As I continued to read Lee’s Untitled Photo Essay, I felt a mix of emotions, especially when I reached his photo of the Vincent Chin Demonstration in Detroit in 1983. Initially, I was surprised to see Asians on the street back then as Asians are not typically known for or displayed in history textbooks as engaging in radical action and assembly. Subconsciously, I must have thought Asians to be a more complacent and relatively silent community. Upon my realization, I felt regretful, recognizing a need to keep learning and uncovering my own unconscious biases.

Moreover, I realized that although Vincent Chin’s death sparked widespread anger in the Asian community in the 1980s, I had never heard about Vincent Chin’s death from my parents or my friends. Sometimes, I can’t help but feel that my parents, first-generation immigrants, and other Asians still feel constrained, unable to speak out in today’s America. Because Asians exist as mere conditional citizens — outsiders — in America, many feel that the need to survive in the current society trumps the need to voice their opinions against oppression and racism.
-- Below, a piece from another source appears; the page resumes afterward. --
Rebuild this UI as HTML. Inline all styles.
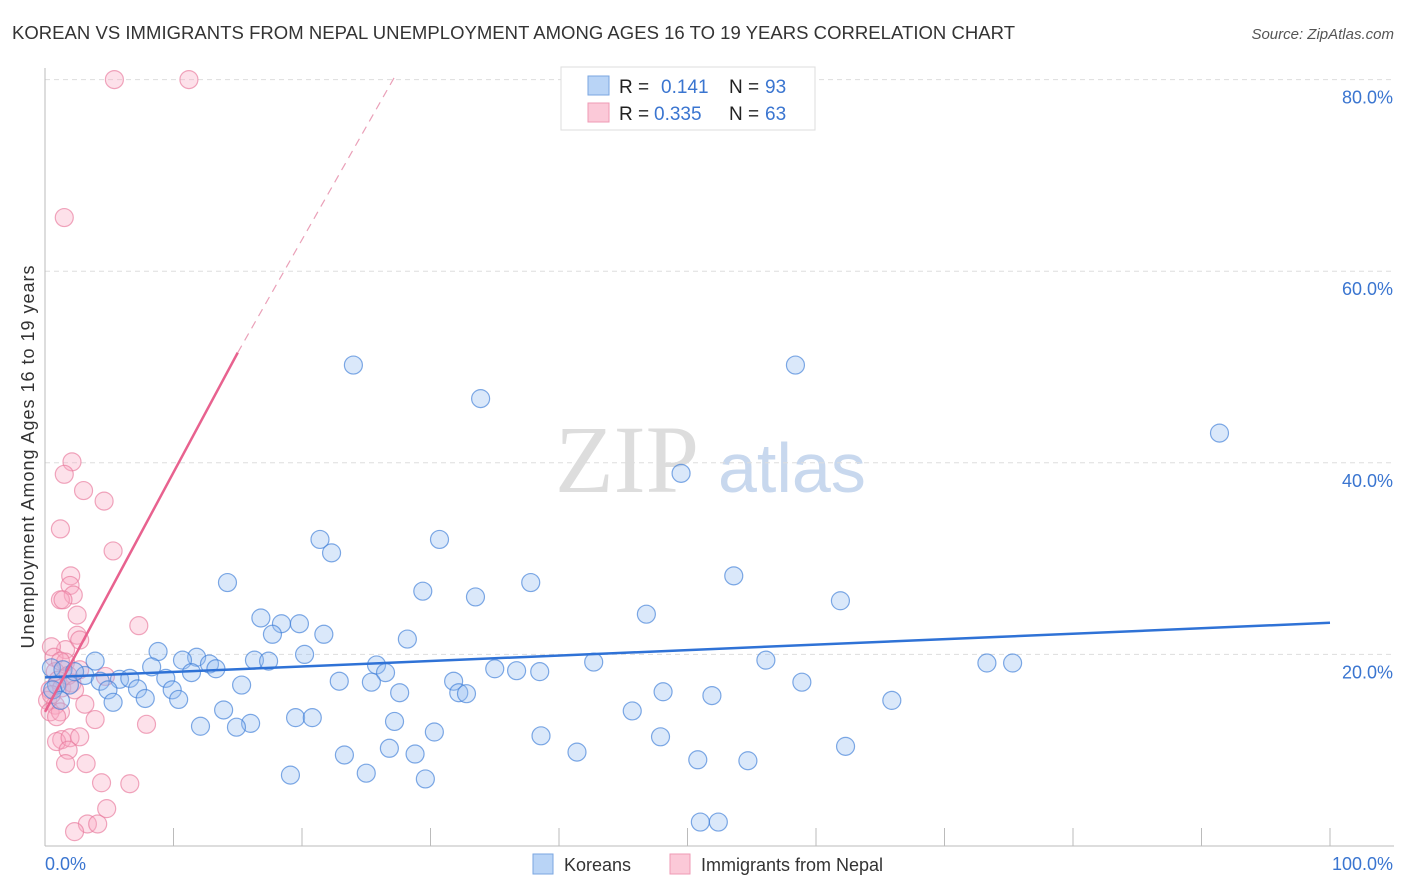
<!DOCTYPE html>
<html><head><meta charset="utf-8">
<style>
body{margin:0;background:#fff;font-family:"Liberation Sans",sans-serif;}
#wrap{position:relative;width:1406px;height:892px;overflow:hidden;}
</style></head>
<body>
<div id="wrap">
<svg id="svg" width="1406" height="892" xmlns="http://www.w3.org/2000/svg">
  <text x="12" y="39" font-size="18.5" fill="#333" textLength="1003">KOREAN VS IMMIGRANTS FROM NEPAL UNEMPLOYMENT AMONG AGES 16 TO 19 YEARS CORRELATION CHART</text>
  <text x="1394" y="39" font-size="15" fill="#555" font-style="italic" text-anchor="end">Source: ZipAtlas.com</text>
  <text x="34" y="457" font-size="18" fill="#333" text-anchor="middle" textLength="383" transform="rotate(-90 34 457)">Unemployment Among Ages 16 to 19 years</text>
  <text x="555" y="492" font-size="96" fill="#ddd" font-family="Liberation Serif,serif">ZIP</text>
  <text x="718" y="492" font-size="70" fill="#c8d8ee">atlas</text>
  <g id="grid"></g>
  <g id="marks"></g>
  <g>
    <rect x="561" y="67" width="254" height="63" fill="#fff" stroke="#ddd"/>
    <rect x="588" y="76" width="21" height="19" fill="#b9d4f6" stroke="#7aa6e0"/>
    <rect x="588" y="103" width="21" height="19" fill="#fbc9d8" stroke="#ef9ab5"/>
    <text x="619" y="93" font-size="19" fill="#222">R = </text><text x="661" y="93" font-size="19" fill="#3a75d0">0.141</text>
    <text x="729" y="93" font-size="19" fill="#222">N = </text><text x="765" y="93" font-size="19" fill="#3a75d0">93</text>
    <text x="619" y="120" font-size="19" fill="#222">R = </text><text x="654" y="120" font-size="19" fill="#3a75d0">0.335</text>
    <text x="729" y="120" font-size="19" fill="#222">N = </text><text x="765" y="120" font-size="19" fill="#3a75d0">63</text>
  </g>
  <g>
    <rect x="533" y="854" width="20" height="20" fill="#b9d4f6" stroke="#7aa6e0"/>
    <text x="564" y="871" font-size="18" fill="#333">Koreans</text>
    <rect x="670" y="854" width="20" height="20" fill="#fbc9d8" stroke="#ef9ab5"/>
    <text x="701" y="871" font-size="18" fill="#333">Immigrants from Nepal</text>
  </g>
</svg>
</div>
<script>
const yTicks=[20,40,60,80];
const yTickLabels=["20.0%","40.0%","60.0%","80.0%"];
const xEndLabels=["0.0%","100.0%"];
const blueX=[24.0,58.4,33.9,91.4,49.5,21.4,30.7,22.3,14.2,37.8,53.6,29.4,33.5,61.9,46.8,16.8,18.4,19.8,17.7,21.7,28.2,8.8,11.8,10.7,20.2,16.3,17.4,3.9,8.3,12.8,25.8,42.7,56.1,73.3,75.3,13.3,11.4,26.5,35.0,36.7,38.5,0.5,1.4,3.1,4.3,5.8,6.6,9.4,22.9,25.4,31.8,58.9,15.3,0.9,4.9,7.2,9.9,27.6,32.2,32.8,48.1,51.9,7.8,10.4,65.9,5.3,13.9,12.1,16.0,19.5,20.8,27.2,14.9,30.3,45.7,38.6,47.9,23.3,26.8,28.8,41.4,62.3,50.8,54.7,19.1,25.0,29.6,51.0,52.4,0.6,1.9,1.2,2.3];
const blueY=[50.2,50.2,46.7,43.1,38.9,32.0,32.0,30.6,27.5,27.5,28.2,26.6,26.0,25.6,24.2,23.8,23.2,23.2,22.1,22.1,21.6,20.3,19.7,19.4,20.0,19.4,19.3,19.3,18.7,19.0,18.9,19.2,19.4,19.1,19.1,18.5,18.1,18.1,18.5,18.3,18.2,18.6,18.4,17.8,17.2,17.4,17.5,17.5,17.2,17.1,17.2,17.1,16.8,16.8,16.3,16.4,16.3,16.0,16.0,15.9,16.1,15.7,15.4,15.3,15.2,15.0,14.2,12.5,12.8,13.4,13.4,13.0,12.4,11.9,14.1,11.5,11.4,9.5,10.2,9.6,9.8,10.4,9.0,8.9,7.4,7.6,7.0,2.5,2.5,16.3,16.8,15.2,18.2];
const pinkX=[5.4,11.2,1.5,2.1,1.5,3.0,4.6,1.2,5.3,2.0,1.95,2.2,1.2,1.4,2.5,7.3,2.5,2.7,1.6,0.5,0.7,1.6,2.7,4.7,0.8,1.0,0.4,1.3,2.1,0.2,0.8,0.4,1.2,0.9,3.1,3.9,7.9,1.3,0.9,1.95,2.7,1.8,1.6,3.2,4.4,6.6,4.8,3.3,4.1,2.3,1.2,1.8,2.3,0.5];
const pinkY=[80,80,65.6,40.1,38.8,37.1,36.0,33.1,30.8,28.2,27.2,26.2,25.7,25.7,24.1,23.0,22.0,21.5,20.5,20.8,19.7,19.2,18.4,17.7,18.2,17.3,16.3,16.5,17.0,15.2,14.7,14.0,14.0,13.5,14.8,13.2,12.7,11.1,10.9,11.3,11.4,10.0,8.6,8.6,6.6,6.5,3.9,2.3,2.3,1.5,19.3,17.8,16.3,15.8];
const blueFit=[17.6,23.3];
const pinkFit=[14.0,2.5];

const NS="http://www.w3.org/2000/svg";
const X0=45,X1=1330,Y0=846,PY=9.58;
const sx=v=>X0+(X1-X0)*v/100;
const sy=v=>Y0-v*PY;
function mk(tag,attrs,parent){const e=document.createElementNS(NS,tag);for(const k in attrs)e.setAttribute(k,attrs[k]);parent.appendChild(e);return e;}
const grid=document.getElementById('grid'),marks=document.getElementById('marks');
yTicks.forEach((t,i)=>{
  const l=mk('line',{x1:45,x2:1394,y1:sy(t),y2:sy(t),stroke:'#ddd','stroke-dasharray':'5,4'},grid);
  
  
  const tx=mk('text',{x:1393,y:sy(t)+24,'font-size':18,fill:'#3a75d0','text-anchor':'end'},grid);
  tx.textContent=yTickLabels[i];
  
  
});
mk('line',{x1:45,x2:45,y1:68,y2:846,stroke:'#bbb'},grid);
mk('line',{x1:45,x2:1394,y1:846,y2:846,stroke:'#bbb'},grid);
for(let i=1;i<=10;i++){mk('line',{x1:sx(i*10),x2:sx(i*10),y1:828,y2:846,stroke:'#bbb'},grid);}
const xl0=mk('text',{x:45,y:870,'font-size':18,fill:'#3a75d0'},grid);xl0.textContent=xEndLabels[0];


const xl1=mk('text',{x:1393,y:870,'font-size':18,fill:'#3a75d0','text-anchor':'end'},grid);xl1.textContent=xEndLabels[1];



pinkX.forEach((x,i)=>{
  const c=mk('circle',{cx:sx(x),cy:sy(pinkY[i]),r:9,fill:'rgba(248,170,195,0.35)',stroke:'rgba(232,120,155,0.65)','stroke-width':1.2},marks);
  
  
});
blueX.forEach((x,i)=>{
  const c=mk('circle',{cx:sx(x),cy:sy(blueY[i]),r:9,fill:'rgba(150,190,240,0.35)',stroke:'rgba(60,125,215,0.65)','stroke-width':1.2},marks);
  
  
});
const bl=mk('line',{x1:sx(0),y1:sy(blueFit[0]),x2:sx(100),y2:sy(blueFit[1]),stroke:'#2f72d6','stroke-width':2.5},marks);


const xs=15,xe=27.3;
const pl=mk('line',{x1:sx(0),y1:sy(pinkFit[0]),x2:sx(xs),y2:sy(pinkFit[0]+pinkFit[1]*xs),stroke:'#e8628f','stroke-width':2.5},marks);


const pd=mk('line',{x1:sx(xs),y1:sy(pinkFit[0]+pinkFit[1]*xs),x2:sx(xe),y2:sy(80.5),stroke:'#eaa0b8','stroke-width':1.2,'stroke-dasharray':'8,6'},marks);


</script>
</body></html>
As I revisit “Yellow Pearl,” allowing all the noise of life to slowly fade with the music, I ask myself: Who am I? What does it mean to be Asian-American? In Lee’s black-and-white photos, I see the elderly practicing qigong in Chinatown or workers playing ping pong on the streets of New York, and I realize my story as an Asian-American is tied to the histories and lives of my ancestors and their struggles. As I look at Lee’s photos in light of the recent attacks, I see a reflective window into myself and into the Asian struggle. His photos help me see myself more clearly while I continue to explore and question my internal thoughts and biases along my journey of self-discovery.

As I listen to the lyrics of A Grain of Sand’s “Free the Land,” I am reminded that there is still so much work to be done, so much change to be made. The recent rise in racially motivated violence is a culmination of a history of xenophobia, discrimination, and nativism against Asian and Asian American communities.

We must take to the streets in protest and speak out against socially ingrained racism to enact the change we need. Even the smallest actions in our everyday conversations can make a huge difference. When somebody makes a side comment like, “Aren’t all Asians smart?” or “Wow, she’s pretty...for an Asian,” we need to band together to break these systemic biases and rise against stereotypes like the model minority myth.

Beyond protests and waves of awareness, we must remain mindful of the everyday signs of racism and negative sentiment against Asians — from casual conversations to popular culture and social media. To truly make long-lasting strides against racism, I implore us all to educate ourselves and fight societal microaggressions and underlying biases to stand up and protect each other.

When I return to Princeton, I will heed my mom’s warning: be careful and walk in groups. Beyond safety, the Atlanta shooting is a clear call for me — and everyone — to take action for the Asian and Asian American communities by raising awareness and working to fight the thinly veiled, yet pervasive racism hiding behind our internal biases and microaggressions.